(WHAT TO WORK ON)
Locate and copy each line in the data that contains the word "diagram".

(EXERCISE INPUTS)
>> BEGIN

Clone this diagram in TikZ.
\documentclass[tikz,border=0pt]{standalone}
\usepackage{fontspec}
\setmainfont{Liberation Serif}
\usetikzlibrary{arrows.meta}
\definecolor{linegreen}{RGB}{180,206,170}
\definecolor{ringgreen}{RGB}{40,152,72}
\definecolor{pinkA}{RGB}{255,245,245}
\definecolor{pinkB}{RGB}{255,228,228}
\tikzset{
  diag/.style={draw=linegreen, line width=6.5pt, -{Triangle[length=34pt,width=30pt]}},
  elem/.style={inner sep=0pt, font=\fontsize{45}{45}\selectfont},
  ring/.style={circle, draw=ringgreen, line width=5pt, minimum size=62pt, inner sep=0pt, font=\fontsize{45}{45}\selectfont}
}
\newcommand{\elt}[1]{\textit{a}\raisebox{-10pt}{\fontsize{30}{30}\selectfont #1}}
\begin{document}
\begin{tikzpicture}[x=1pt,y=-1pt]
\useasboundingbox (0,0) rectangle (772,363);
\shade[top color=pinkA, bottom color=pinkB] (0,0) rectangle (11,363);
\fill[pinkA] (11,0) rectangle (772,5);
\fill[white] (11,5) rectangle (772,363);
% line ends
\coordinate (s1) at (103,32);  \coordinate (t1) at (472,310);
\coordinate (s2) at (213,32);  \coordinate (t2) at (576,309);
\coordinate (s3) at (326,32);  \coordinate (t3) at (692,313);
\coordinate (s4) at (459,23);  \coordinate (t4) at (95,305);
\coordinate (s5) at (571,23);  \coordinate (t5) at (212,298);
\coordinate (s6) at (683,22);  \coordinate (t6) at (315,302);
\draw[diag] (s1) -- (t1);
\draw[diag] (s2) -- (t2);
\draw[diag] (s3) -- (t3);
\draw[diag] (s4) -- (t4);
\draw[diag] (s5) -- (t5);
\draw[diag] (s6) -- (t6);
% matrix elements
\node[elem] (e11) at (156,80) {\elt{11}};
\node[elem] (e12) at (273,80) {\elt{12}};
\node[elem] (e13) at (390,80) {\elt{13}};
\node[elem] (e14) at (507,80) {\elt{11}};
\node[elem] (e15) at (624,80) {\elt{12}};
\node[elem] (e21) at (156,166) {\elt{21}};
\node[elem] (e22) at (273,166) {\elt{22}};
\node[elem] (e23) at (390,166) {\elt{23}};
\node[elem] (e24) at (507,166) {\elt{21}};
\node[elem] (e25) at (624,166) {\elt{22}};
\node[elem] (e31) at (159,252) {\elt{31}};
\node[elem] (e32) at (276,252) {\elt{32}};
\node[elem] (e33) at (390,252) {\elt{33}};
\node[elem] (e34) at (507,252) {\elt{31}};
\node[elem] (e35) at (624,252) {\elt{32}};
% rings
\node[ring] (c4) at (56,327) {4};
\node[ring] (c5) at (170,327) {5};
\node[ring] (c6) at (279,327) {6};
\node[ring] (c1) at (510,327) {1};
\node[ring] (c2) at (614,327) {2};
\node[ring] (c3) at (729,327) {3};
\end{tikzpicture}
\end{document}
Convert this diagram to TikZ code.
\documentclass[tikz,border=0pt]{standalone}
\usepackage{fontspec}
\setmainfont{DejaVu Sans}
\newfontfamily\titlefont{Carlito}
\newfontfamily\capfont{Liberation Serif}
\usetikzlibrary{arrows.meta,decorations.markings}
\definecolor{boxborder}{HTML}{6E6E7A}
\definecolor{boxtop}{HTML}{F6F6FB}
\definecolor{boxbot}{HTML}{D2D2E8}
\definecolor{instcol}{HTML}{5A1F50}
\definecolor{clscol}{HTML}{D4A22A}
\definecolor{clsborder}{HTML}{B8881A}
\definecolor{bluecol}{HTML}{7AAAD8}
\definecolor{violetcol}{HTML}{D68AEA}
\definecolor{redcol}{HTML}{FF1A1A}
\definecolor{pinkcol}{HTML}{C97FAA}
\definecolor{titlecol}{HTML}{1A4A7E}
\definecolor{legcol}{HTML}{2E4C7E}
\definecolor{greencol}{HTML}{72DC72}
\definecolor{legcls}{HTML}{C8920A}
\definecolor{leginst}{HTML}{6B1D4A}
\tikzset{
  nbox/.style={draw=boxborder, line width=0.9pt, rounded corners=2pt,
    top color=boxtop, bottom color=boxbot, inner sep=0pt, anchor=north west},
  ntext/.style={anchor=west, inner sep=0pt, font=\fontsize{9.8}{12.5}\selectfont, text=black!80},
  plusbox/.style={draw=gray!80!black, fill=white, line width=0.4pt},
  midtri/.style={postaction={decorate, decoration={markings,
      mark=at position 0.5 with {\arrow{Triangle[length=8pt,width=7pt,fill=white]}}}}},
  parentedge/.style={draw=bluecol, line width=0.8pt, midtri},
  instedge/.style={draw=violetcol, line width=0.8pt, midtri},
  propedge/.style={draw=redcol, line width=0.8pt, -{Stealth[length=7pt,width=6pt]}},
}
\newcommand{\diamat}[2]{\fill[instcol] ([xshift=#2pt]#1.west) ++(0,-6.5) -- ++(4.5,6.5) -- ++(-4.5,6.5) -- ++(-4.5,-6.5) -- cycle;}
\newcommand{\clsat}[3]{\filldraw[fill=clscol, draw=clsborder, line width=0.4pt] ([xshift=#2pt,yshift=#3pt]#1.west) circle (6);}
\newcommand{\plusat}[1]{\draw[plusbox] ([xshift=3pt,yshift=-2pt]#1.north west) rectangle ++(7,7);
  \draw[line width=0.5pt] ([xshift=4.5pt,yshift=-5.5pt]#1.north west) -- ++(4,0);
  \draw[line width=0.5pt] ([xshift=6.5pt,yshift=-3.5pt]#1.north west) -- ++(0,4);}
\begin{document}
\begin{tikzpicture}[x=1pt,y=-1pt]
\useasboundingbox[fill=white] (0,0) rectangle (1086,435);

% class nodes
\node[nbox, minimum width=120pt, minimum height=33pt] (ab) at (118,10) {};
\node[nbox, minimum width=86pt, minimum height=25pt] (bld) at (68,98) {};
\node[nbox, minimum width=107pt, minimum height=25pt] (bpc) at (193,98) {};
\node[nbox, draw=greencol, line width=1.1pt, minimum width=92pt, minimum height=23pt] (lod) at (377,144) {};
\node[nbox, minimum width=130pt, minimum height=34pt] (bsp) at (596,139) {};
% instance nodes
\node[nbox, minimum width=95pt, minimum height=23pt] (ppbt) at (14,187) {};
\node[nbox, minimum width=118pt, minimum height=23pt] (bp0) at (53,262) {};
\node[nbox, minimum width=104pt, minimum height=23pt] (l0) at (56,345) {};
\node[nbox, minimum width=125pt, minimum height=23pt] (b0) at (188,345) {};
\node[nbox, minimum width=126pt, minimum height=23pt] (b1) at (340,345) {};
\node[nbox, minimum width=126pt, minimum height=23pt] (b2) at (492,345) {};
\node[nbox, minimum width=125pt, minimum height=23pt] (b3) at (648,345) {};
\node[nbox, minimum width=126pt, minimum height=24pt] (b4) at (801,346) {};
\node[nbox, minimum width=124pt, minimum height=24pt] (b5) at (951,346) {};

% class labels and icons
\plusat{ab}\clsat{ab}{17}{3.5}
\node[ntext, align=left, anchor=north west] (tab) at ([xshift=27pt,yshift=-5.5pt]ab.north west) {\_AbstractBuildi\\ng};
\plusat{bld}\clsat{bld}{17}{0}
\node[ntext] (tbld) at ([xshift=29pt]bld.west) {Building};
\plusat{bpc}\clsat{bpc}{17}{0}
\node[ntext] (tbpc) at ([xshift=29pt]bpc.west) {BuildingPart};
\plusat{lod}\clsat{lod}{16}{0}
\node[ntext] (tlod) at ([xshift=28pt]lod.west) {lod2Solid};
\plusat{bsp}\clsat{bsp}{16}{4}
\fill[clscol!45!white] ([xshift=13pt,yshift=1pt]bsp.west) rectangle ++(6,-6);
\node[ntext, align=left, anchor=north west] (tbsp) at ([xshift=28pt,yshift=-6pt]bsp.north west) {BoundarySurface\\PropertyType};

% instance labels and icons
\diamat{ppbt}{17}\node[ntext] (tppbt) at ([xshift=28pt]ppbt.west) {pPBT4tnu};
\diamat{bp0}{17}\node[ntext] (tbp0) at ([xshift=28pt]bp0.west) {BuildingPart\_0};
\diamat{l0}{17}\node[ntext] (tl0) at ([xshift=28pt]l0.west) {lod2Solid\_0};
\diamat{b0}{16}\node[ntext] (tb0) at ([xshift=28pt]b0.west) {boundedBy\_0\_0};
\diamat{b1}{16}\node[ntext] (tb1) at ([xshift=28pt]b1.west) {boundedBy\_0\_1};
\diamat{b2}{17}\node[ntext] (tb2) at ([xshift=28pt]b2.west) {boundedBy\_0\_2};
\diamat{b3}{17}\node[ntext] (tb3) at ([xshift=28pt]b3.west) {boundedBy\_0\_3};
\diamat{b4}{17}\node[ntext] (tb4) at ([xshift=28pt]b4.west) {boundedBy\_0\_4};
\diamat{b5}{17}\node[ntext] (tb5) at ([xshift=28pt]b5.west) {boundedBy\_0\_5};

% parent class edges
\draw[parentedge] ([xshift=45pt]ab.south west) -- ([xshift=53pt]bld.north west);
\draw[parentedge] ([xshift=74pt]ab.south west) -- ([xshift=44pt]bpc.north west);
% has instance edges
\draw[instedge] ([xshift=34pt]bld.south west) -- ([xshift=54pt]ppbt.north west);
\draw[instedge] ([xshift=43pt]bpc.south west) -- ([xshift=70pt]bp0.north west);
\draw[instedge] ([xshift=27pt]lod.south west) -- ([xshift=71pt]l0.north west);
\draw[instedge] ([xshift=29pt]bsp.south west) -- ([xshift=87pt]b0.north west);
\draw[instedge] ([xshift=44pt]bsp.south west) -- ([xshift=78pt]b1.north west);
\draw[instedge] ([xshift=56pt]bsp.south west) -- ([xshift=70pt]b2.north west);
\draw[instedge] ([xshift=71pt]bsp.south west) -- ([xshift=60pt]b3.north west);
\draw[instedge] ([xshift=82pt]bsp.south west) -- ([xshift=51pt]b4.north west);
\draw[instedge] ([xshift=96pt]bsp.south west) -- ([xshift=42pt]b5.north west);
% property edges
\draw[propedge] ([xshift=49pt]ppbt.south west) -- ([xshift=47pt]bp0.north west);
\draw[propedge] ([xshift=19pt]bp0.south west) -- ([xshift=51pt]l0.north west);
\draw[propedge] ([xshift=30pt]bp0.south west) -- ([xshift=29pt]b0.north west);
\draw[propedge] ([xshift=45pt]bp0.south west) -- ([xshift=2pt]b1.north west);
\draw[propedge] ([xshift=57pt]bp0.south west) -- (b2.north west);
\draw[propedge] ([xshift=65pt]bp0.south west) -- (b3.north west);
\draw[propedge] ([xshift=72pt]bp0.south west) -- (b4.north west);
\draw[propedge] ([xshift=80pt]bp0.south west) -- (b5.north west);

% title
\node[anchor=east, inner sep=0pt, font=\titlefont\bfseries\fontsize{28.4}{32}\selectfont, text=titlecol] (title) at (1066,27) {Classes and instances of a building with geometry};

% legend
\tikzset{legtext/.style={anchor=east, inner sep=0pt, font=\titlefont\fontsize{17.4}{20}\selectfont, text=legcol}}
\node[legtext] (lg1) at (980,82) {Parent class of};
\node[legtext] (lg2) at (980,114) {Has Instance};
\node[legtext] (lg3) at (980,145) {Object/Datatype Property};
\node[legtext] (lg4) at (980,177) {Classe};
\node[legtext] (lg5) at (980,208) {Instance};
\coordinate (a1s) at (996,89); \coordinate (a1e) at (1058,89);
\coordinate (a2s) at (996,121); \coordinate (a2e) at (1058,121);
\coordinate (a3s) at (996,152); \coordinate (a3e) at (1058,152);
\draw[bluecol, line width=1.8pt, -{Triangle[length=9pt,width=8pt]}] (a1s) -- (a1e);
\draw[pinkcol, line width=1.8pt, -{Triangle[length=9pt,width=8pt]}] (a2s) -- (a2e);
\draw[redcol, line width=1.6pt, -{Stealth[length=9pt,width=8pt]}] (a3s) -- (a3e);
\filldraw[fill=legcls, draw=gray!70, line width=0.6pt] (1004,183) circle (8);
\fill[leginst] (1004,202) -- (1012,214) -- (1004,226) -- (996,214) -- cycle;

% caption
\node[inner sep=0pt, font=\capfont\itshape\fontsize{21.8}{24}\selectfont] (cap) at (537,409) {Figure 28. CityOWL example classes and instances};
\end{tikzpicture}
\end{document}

>> END

(WRITTEN SOLUTION)
Clone this diagram in TikZ.
Convert this diagram to TikZ code.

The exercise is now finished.